On Gratitude, Suffering, and Saving the World
November 21, 2018
Disclaimer: Though it may seem otherwise on the surface, the purpose of this post is not to stroke my own ego. The purpose is to demonstrate the importance of living our values.
As Rev. Susan Frederick-Gray said, “this is no time for casual faith.” My conscience and my faith motivate me to answer the call of love at every opportunity. I do not do it for likes or recognition. I do it because the right thing to do is to help a fellow traveler whenever and wherever I can.
I am not good at math. I am also an eternal optimist and a little bit impulsive, sometimes likely to throw myself headfirst into something and not realize until it is too late that I probably should have thought things through a little more.
As a child, this got me into trouble often. Things like gluing a classmate’s foot to the floor, dumping potting soil on the head of another child who bullied me, or starting a petition to improve the cafeteria food came naturally to me, and I often failed to consider the consequences before I leaped into action. I also spent a good bit of time in the principal’s office.
As an adult, it is much more tame and looks a little more like finding a recipe which calls for four cups of cubed sweet potatoes and ending up with sixteen cups of cubed sweet potatoes.
What can I say, I’m just a go big or go home kind of person.
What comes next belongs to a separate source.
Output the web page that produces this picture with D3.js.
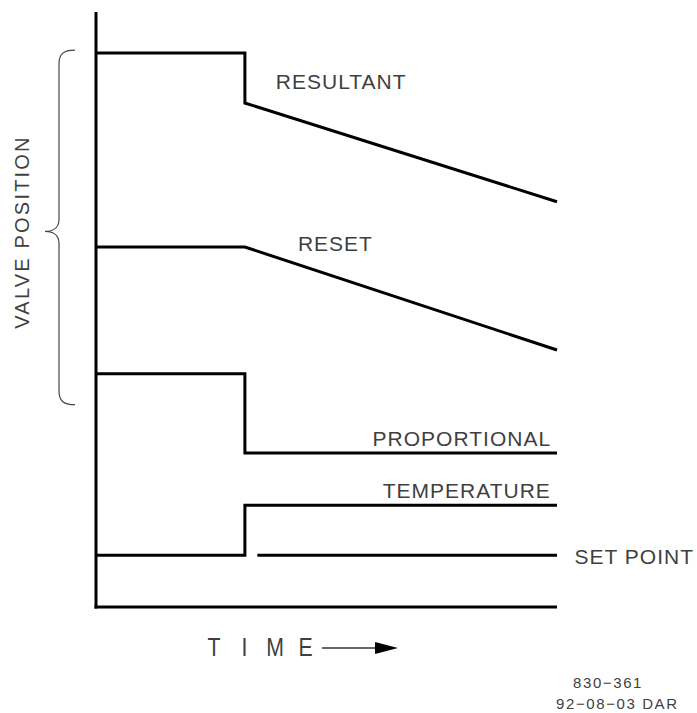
<!DOCTYPE html>
<html><head><meta charset="utf-8">
<script src="https://cdn.jsdelivr.net/npm/d3@7"></script>
<style>
html,body{margin:0;padding:0;background:#fff;}
text{font-family:"Liberation Sans","DejaVu Sans",sans-serif;fill:#3f3f3f;}
</style></head>
<body><svg id="c" width="697" height="713"></svg>
<script>
// Time (0..10) and valve position (0..100)
const resultant = [[0,93.1],[3.23,93.1],[3.23,84.7],[10,68.1]];
const reset = [[0,60.5],[3.23,60.5],[10,43.2]];
const proportional = [[0,39.2],[3.23,39.2],[3.23,25.9],[10,25.9]];
const temperature = [[0,8.7],[3.23,8.7],[3.23,17.1],[10,17.1]];
const setPoint = [[3.5,8.7],[10,8.7]];
const seriesNames = ["RESULTANT","RESET","PROPORTIONAL","TEMPERATURE","SET POINT"];
const labelPos = [[3.9,87.0],[4.38,59.8],[6.0,27.1],[6.22,18.3],[10.38,7.3]];
const braceRange = [34, 93.6];
const timeLetters = ["T","I","M","E"];
const drawingNo = ["830\u2212361","92\u221208\u221203 DAR"];

const svg = d3.select("#c");
const x = d3.scaleLinear().domain([0,10]).range([96,557]);
const y = d3.scaleLinear().domain([0,100]).range([607,12]);
const line = d3.line().x(d=>x(d[0])).y(d=>y(d[1]));

// axes
svg.append("line").attr("x1",x(0)).attr("x2",x(0)).attr("y1",y(100)).attr("y2",y(0)+1.5)
  .attr("stroke","#000").attr("stroke-width",3);
svg.append("line").attr("x1",x(0)-1.5).attr("x2",x(10)).attr("y1",y(0)).attr("y2",y(0))
  .attr("stroke","#000").attr("stroke-width",3);

[resultant,reset,proportional,temperature,setPoint].forEach(s=>{
  svg.append("path").attr("d",line(s)).attr("fill","none").attr("stroke","#000")
    .attr("stroke-width",3).attr("stroke-linejoin","miter");
});

seriesNames.forEach((n,i)=>{
  svg.append("text").attr("x",x(labelPos[i][0])).attr("y",y(labelPos[i][1]))
    .attr("font-size",21).attr("letter-spacing",1).text(n);
});

// brace
const bt=y(braceRange[1]), bb=y(braceRange[0]), bm=(bt+bb)/2+4;
const bx=59;
const brace = `M75,${bt} C63,${bt} ${bx},${bt+4} ${bx},${bt+14} L${bx},${bm-12} C${bx},${bm-3} 52,${bm} 45,${bm} C52,${bm} ${bx},${bm+3} ${bx},${bm+12} L${bx},${bb-14} C${bx},${bb-4} 63,${bb} 75,${bb}`;
svg.append("path").attr("d",brace).attr("fill","none").attr("stroke","#444").attr("stroke-width",1.2);

svg.append("text").attr("transform",`translate(29,232) rotate(-90)`).attr("text-anchor","middle")
  .attr("font-size",20).attr("letter-spacing",2.2).text("VALVE POSITION");

// time label
timeLetters.forEach((l,i)=>{
  svg.append("text").attr("x",214+i*30.5).attr("y",656).attr("text-anchor","middle")
    .attr("font-size",25).attr("transform",`translate(${(214+i*30.5)*0.15},0) scale(0.85,1)`).text(l);
});
svg.append("line").attr("x1",322).attr("x2",380).attr("y1",648).attr("y2",648).attr("stroke","#333").attr("stroke-width",1.3);
svg.append("path").attr("d","M375,642 L398,648 L375,654 Z").attr("fill","#000");

svg.append("text").attr("x",573).attr("y",688).attr("font-size",15).attr("letter-spacing",1.6).text(drawingNo[0]);
svg.append("text").attr("x",556).attr("y",709).attr("font-size",15).attr("letter-spacing",1.6).text(drawingNo[1]);
</script></body></html>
Henry and I are attending two Thanksgiving events tomorrow – a potluck at one of Knoxville UU churches, and Happy Fat Kid Day Shenanigans, orchestrated by my aunt. I was charged with making a side dish to share for both.
So, this morning, Henry and I headed to Wal-Mart with the rest of humanity to get ingredients. I picked out six large sweet potatoes, some strawberry Poptarts, some holiday decorations, a bottle of glittery nail polish, and a Paw Patrol blanket. Just the necessities, really.
Henry fell asleep on the way home. I put him on the couch with his Paw Patrol blanket and got to work peeling and chopping sweet potatoes. About halfway through, I thought, “maybe I got too many sweet potatoes. I should probably just double the recipe.”
When all was said, done, chopped, and boiled, I had sixteen cups of sweet potatoes. So, I quadrupled the recipe and wondered what I was going to do with all of these freaking sweet potatoes.
A while back, while working at a restaurant, a member of the kitchen staff accidentally overcooked some garlic knots. They were a little brown, but definitely edible. Unfortunately, standard operating procedure in most restaurants is to discard anything unsellable and document it as food waste. Fortunately, I was able to convince my manager to let me take them to a homeless shelter instead.
That evening, I drove to Knox Area Rescue Ministries in downtown Knoxville. I carried in two plastic shopping bags of slightly-burned garlic knots and apologized to the man at the desk that I hadn’t brought more. There were easily a couple hundred people in and around the facility and they all needed to be fed. What could a few dozen slightly-burned garlic knots do to even begin putting a dent in their hunger?
The man at the desk shook his head and thanked me. He told me that they accept food donations in the form of any amount of anything edible. They piece together the donations with other food sources and they come together to make full meals.
I left, still convinced that I had not done enough and wishing I could do more.
So, what about the sweet potato predicament?
When Henry wakes up from his nap, we will get in the car and take two pans of sweet potato casserole to Knox Area Rescue Ministries.
Though my initial instinct is to protect Henry in every situation, I cannot protect him from the truth of the injustice of the world. What I can do is teach him that his voice matters, and his privilege is a platform to use his voice to challenge the inequality which so often causes suffering.
And honestly, I don’t know that I would want Henry to be protected from the truth. Being sheltered from suffering not only postponed the Buddha’s enlightenment by years, but also did not change the fact that suffering exists.
Months ago, I was lamenting to one of my dear friends that I could not singlehandedly save the world. She listened patiently and then told me gently, in the way she so often does when I’m getting worked up about something with an obvious solution:
“Saving the world is a team effort.”
Two pans of sweet potato casserole will not feed all the hungry people in Knoxville tonight, but they will help.
On this Thanksgiving Eve, I’d like to suggest that there were no natives or pilgrims at that gathering in 1621.
I suggest that there were all natives and pilgrims simultaneously.
Native to their own ways of life, beliefs, and needs. Pilgrims in a new journey of togetherness and in their individual journeys through life and the Universe.
There is no us or them.
There is only us, and together, one step at a time with everyone doing what they can, is the only way we can all move forward.
“And whether one member suffer, all the members suffer with it; or one member be honoured, all the members rejoice with it.”
King James Bible, 1 Corinthians 12:26
“Be excellent to each other.”
Bill and Ted’s Excellent Adventure
“I am not free while any woman is unfree, even when her shackles are very different from my own.”